Reputation: 12508
I have dataframe like this
df = pd.DataFrame({
'col1' : ['MM1', 'MM1', 'MM1', 'MM2', 'MM2', 'MM2', 'MM4', 'MM4', 'MM4'],
'col2' : ['S1', 'S1', 'S3', 'S3', 'S4', 'S4', 'S2', 'S2', 'S2'],
'col3' : [1,1,2,3,4,3,2,2,4]
})
This gives me the grouped by result and the count
df.groupby(["col1", "col3"]).size()
This gives me the first result of the maximum
df.groupby(["col1", "col3"]).size().idxmax()

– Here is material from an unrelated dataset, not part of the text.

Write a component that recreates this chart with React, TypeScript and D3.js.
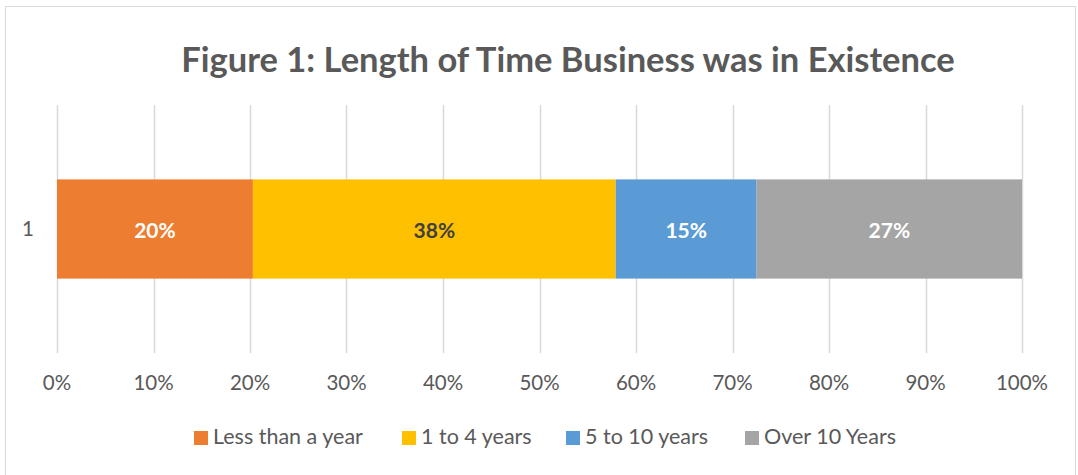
import React from "react";
import * as d3 from "d3";

const categories = ["1"];
const seriesNames = ["Less than a year", "1 to 4 years", "5 to 10 years", "Over 10 Years"];
const seriesValues = [0.203, 0.376, 0.146, 0.275];
const seriesLabels = ["20%", "38%", "15%", "27%"];
const seriesColors = ["#ED7D31", "#FFC000", "#5B9BD5", "#A5A5A5"];
const labelColors = ["#FFFFFF", "#404040", "#FFFFFF", "#FFFFFF"];
const tickValues = [0, 0.1, 0.2, 0.3, 0.4, 0.5, 0.6, 0.7, 0.8, 0.9, 1.0];
const title = "Figure 1: Length of Time Business was in Existence";

const W = 1078;
const H = 475;
const FONT = "Lato, 'Open Sans', sans-serif";

export default function App() {
  const x = d3.scaleLinear().domain([0, 1]).range([57, 1022]);
  const y = d3.scaleBand().domain(categories).range([105, 353]).paddingInner(0.6).paddingOuter(0.3);

  const stackData = [Object.fromEntries(seriesNames.map((n, i) => [n, seriesValues[i]]))];
  const stacked = d3.stack<any>().keys(seriesNames)(stackData as any);

  const legendX = [194, 402, 566, 745];

  return (
    <svg width={W} height={H} style={{ position: "absolute", left: 0, top: 0, display: "block" }}>
      <rect x={0} y={0} width={W} height={H} fill="#fff" />
      <rect x={5.5} y={6.5} width={1070} height={480} fill="#fff" stroke="#D9D9D9" strokeWidth={1} />
      <text x={568} y={63.5} textAnchor="middle" dominantBaseline="middle" fontFamily={FONT} fontWeight="bold" fontSize={34.5} fill="#595959">
        {title}
      </text>
      {tickValues.map((t) => (
        <line key={t} x1={Math.round(x(t)) + 0.5} x2={Math.round(x(t)) + 0.5} y1={105} y2={353} stroke="#D9D9D9" strokeWidth={1.5} />
      ))}
      {tickValues.map((t) => (
        <text key={"l" + t} x={x(t)} y={385} textAnchor="middle" dominantBaseline="middle" fontFamily={FONT} fontSize={20.5} fill="#595959">
          {d3.format(".0%")(t)}
        </text>
      ))}
      {categories.map((c) => (
        <text key={c} x={28} y={(y(c) as number) + y.bandwidth() / 2 + 2} textAnchor="middle" dominantBaseline="middle" fontFamily={FONT} fontSize={20.5} fill="#595959">
          {c}
        </text>
      ))}
      {stacked.map((s, i) =>
        s.map((d, j) => {
          const cy = y(categories[j]) as number;
          return (
            <g key={i + "-" + j}>
              <rect x={x(d[0])} y={cy} width={x(d[1]) - x(d[0])} height={y.bandwidth()} fill={seriesColors[i]} />
              <text x={(x(d[0]) + x(d[1])) / 2} y={cy + y.bandwidth() / 2 + 3.5} textAnchor="middle" dominantBaseline="middle" fontFamily={FONT} fontWeight="bold" fontSize={21} fill={labelColors[i]}>
                {seriesLabels[i]}
              </text>
            </g>
          );
        })
      )}
      {seriesNames.map((n, i) => (
        <g key={n}>
          <rect x={legendX[i]} y={431} width={14} height={14} fill={seriesColors[i]} />
          <text x={legendX[i] + 19} y={439} dominantBaseline="middle" fontFamily={FONT} fontSize={21.5} fill="#595959">
            {n}
          </text>
        </g>
      ))}
    </svg>
  );
}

However, I want all maximum occurence. Everything I find on Stackoverflow is, when there is already a column with, i.e. the count. And then there are multiple maximums in the count column. But this is different here. I group by two values and then I want the maximum/minimum values of the result of this grouping. How to do this in pandas?
Here I expect
(M1, 2)
(M2, 4)
(M4, 4)
Edit:
df.groupby(["col1", "col3"]).size()
gives me
col1 col3 <- lets name this column count
MM1 1 2
2 1
MM2 3 2
4 1
MM4 2 2
4 1
Lets name the unnamed columns count
.
How do I get all the maximums in the count column
? Hence, this:
2, 2, 2
How do I get its corresponding values from col1
and col2
? Something like this (column names only for clarity):
col1, col3, count
MM1, 1, 2
MM2 3 2
MM4 2 2
Upvotes: 0
Views: 1139
Reputation: 863741
Yiu can convert second level (col3
) to column. so possible aggregate by GroupBy.agg
with DataFrameGroupBy.idxmax
and GroupBy.max
:
df1 = (df.groupby(["col1", "col3"])
.size()
.reset_index(level=0)
.groupby('col1')
.agg(col3 = (0,'idxmax'), count=(0, 'max')))
print (df1)
col3 count
col1
MM1 1 2
MM2 3 2
MM4 2 2
Upvotes: 1